Summary of "#2 Introduction to Operating Systems"

Summary of "#2 Introduction to Operating Systems"

This lecture provides a foundational overview of operating systems (OS), explaining their position within computer systems, their essential roles, and different classifications. It emphasizes the complexity of hardware interaction and how OS abstracts this complexity to simplify application development and resource management.


Main Ideas and Concepts

  1. Position of the Operating System in Computer Systems
    • Computer systems can be viewed in layers:
      • Bottom layer: CMOS transistors forming logical gates (AND, OR, XOR, etc.).

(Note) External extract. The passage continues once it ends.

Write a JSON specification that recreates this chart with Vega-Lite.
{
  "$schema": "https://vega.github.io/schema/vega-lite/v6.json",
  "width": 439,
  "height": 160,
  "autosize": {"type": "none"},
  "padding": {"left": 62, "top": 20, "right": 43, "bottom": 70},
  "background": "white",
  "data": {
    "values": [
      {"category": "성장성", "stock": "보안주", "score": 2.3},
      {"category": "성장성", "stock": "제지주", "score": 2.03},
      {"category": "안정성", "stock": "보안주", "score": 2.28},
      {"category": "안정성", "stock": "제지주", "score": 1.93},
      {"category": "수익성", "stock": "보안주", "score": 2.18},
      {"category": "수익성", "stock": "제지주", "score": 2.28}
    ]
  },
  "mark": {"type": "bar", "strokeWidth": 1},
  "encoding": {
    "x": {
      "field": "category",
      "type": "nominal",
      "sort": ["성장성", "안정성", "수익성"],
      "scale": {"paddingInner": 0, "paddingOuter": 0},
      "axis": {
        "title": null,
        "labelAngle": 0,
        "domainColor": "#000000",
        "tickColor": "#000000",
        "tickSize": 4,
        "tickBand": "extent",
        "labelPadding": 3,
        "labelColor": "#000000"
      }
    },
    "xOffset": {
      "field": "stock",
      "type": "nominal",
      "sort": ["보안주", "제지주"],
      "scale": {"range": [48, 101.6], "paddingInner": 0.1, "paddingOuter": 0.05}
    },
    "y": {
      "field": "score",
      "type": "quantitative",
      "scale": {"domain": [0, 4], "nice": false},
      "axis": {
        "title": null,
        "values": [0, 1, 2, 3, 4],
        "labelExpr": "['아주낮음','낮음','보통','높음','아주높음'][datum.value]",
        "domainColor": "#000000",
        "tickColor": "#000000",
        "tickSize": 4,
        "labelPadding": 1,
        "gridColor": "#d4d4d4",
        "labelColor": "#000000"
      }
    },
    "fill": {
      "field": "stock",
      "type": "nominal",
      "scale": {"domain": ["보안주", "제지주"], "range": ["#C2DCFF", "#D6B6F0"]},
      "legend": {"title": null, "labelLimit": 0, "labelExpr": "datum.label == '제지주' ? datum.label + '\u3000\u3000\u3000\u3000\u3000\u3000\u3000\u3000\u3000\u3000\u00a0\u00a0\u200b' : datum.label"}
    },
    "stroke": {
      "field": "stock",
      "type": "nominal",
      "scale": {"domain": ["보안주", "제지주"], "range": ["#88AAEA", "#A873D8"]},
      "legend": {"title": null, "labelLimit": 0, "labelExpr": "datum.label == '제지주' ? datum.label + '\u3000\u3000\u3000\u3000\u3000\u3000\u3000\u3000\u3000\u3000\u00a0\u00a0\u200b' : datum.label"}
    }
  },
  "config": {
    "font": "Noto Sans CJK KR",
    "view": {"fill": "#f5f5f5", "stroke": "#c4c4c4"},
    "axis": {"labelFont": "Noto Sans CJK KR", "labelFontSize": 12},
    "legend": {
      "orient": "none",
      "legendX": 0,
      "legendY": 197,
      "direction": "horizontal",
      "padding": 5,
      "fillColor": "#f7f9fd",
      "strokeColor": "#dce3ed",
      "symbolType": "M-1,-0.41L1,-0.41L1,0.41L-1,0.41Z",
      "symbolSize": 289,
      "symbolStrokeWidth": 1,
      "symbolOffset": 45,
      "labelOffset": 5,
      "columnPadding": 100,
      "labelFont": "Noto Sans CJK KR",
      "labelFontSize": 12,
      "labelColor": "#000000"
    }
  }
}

      • Middle layer: Hardware components like memory (RAM), instruction decode units, registers.
      • Top layer: Applications (e.g., office software, web browsers).
    • The OS sits between the hardware and applications, managing both.

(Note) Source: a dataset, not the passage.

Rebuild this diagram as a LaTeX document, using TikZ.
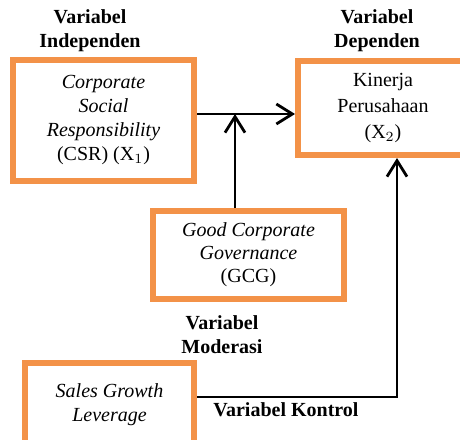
\documentclass[tikz,border=0pt]{standalone}
\usepackage{fontspec}
\setmainfont{Liberation Serif}
\usetikzlibrary{arrows.meta}
\definecolor{boxorange}{RGB}{243,146,72}
\tikzset{
  varbox/.style={draw=boxorange, line width=3pt, align=center, inner sep=0pt,
    font=\fontsize{10}{12}\selectfont},
  varlabel/.style={align=center, font=\fontsize{10}{12}\selectfont\bfseries},
  link/.style={line width=1.4pt, -{Straight Barb[length=8pt,width=10pt,line width=1.4pt]}}
}
\begin{document}
\begin{tikzpicture}[x=0.5pt,y=-0.5pt]
\useasboundingbox (0,0) rectangle (460,439);
\node[varbox, minimum width=90.5pt, minimum height=60.5pt] (csr) at (103.5,120.5)
  {\itshape Corporate\\ \itshape Social\\ \itshape Responsibility\\ (CSR) (X$_1$)};
\node[varbox, minimum width=85pt, minimum height=47pt,
  font=\fontsize{10}{13}\selectfont] (kin) at (383,108)
  {Kinerja\\ Perusahaan\\ (X$_2$)};
\node[varbox, minimum width=95.5pt, minimum height=44pt,
  font=\fontsize{10}{11.5}\selectfont] (gcg) at (248.5,255)
  {\itshape Good Corporate\\ \itshape Governance\\ (GCG)};
\node[varbox, minimum width=84.5pt, minimum height=42pt] (sgl) at (109.5,405)
  {\itshape Sales Growth\\ \itshape Leverage};
% labels
\node[varlabel] (lind) at (90,31) {Variabel\\ Independen};
\node[varlabel] (ldep) at (377,31) {Variabel\\ Dependen};
\node[varlabel] (lmod) at (222,335) {Variabel\\ Moderasi};
\node[varlabel] (lkon) at (286,410) {Variabel Kontrol};
% connectors
\coordinate (mid) at (235,114);
\coordinate (ctl) at (397,397);
\draw[link] (csr.east |- mid) -- (kin.west |- mid);
\draw[link] (gcg.north -| mid) -- (mid);
\draw[link] (sgl.east |- ctl) -- (ctl) -- (kin.south -| ctl);
\end{tikzpicture}
\end{document}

  2. Primary Roles of the Operating System
    • Hardware Abstraction:
      • OS abstracts hardware details so applications do not need to manage hardware specifics.
      • Example: A simple printf("Hello World") call involves complex hardware interactions (memory access, video buffer, graphics card) that the OS handles internally.
      • Benefits:
        • Simplifies programming by hiding hardware complexity.

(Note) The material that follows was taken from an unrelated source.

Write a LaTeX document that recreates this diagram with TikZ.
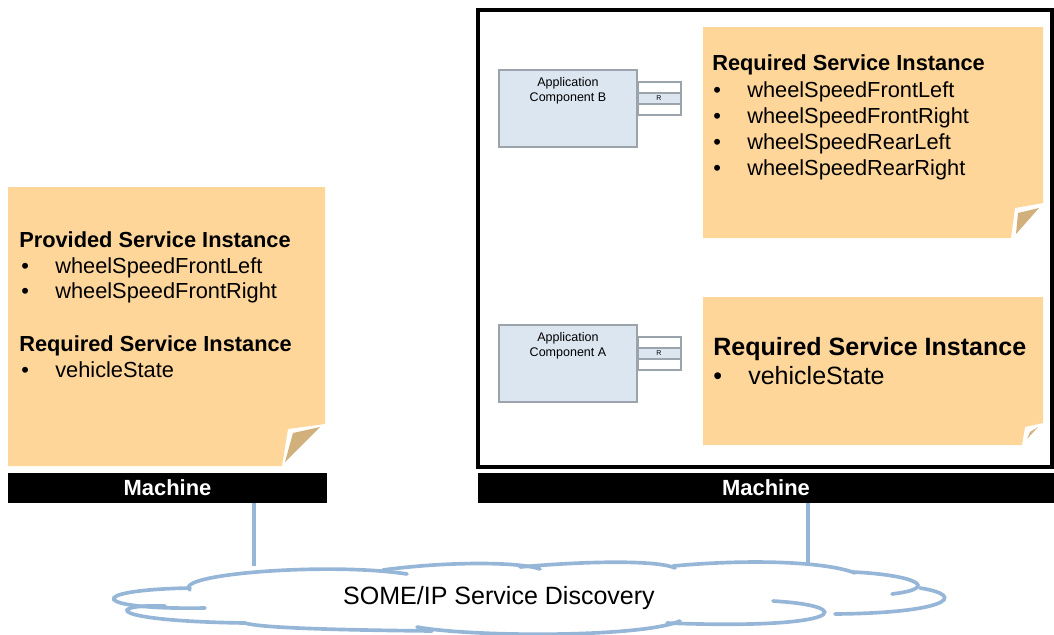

        • Enables reusability of OS functions across multiple applications.
        • Provides portability, allowing the same application to run on different hardware platforms without modification.
    • Resource Management:
      • OS manages limited hardware resources (CPU, memory, network, storage, peripherals) among multiple concurrently running applications.
      • Ensures fair and efficient sharing of resources.
      • Provides isolation between applications to prevent interference and security breaches.
        • Example: Preventing a malicious game application from accessing sensitive data in a banking web browser.
      • Early OSs used sequential CPU scheduling (one app runs to completion before the next starts), which is inefficient; modern OSs use more advanced scheduling techniques (to be covered later).
  3. Example: Displaying "Hello World"
    • The process involves:
      • Storing the string in main memory.
      • Processor instructions read the string byte-by-byte into registers.
      • Copying the string to the video buffer with attributes like color and coordinates.
      • Graphics card reads the video buffer and displays the string on the monitor.
    • Without an OS, programmers would need to handle these hardware-specific details manually.
  4. Application Isolation and Security
    • OS ensures applications run in sandboxed environments.
    • Isolation prevents data leakage and unauthorized access between applications.
  5. Classification of Operating Systems
    • Embedded OS: Designed for memory and power-constrained devices (e.g., Contiki OS for IoT sensors).
    • Mobile OS: Designed for smartphones/tablets (e.g., Android, iOS) with power management and user interaction support.
    • Real-Time OS (RTOS): Used in time-critical systems (e.g., QNX, VxWorks) where operations must complete within strict deadlines.
    • Secure OS: For environments requiring high security (e.g., SeLinux, SeL4), often used in banking servers.
    • Server and Desktop OS: Examples include RedHat, Ubuntu, Windows Server (servers) and Mac, Windows, Ubuntu (desktops), each optimized for their use case.
  6. Course Focus: xv6 Operating System
    • xv6 is a small, well-documented OS developed by MIT for teaching.
    • It is a simplified version of UNIX Version 6.
    • Studying xv6 provides insights into the design and operation of modern UNIX-like OSs such as Linux.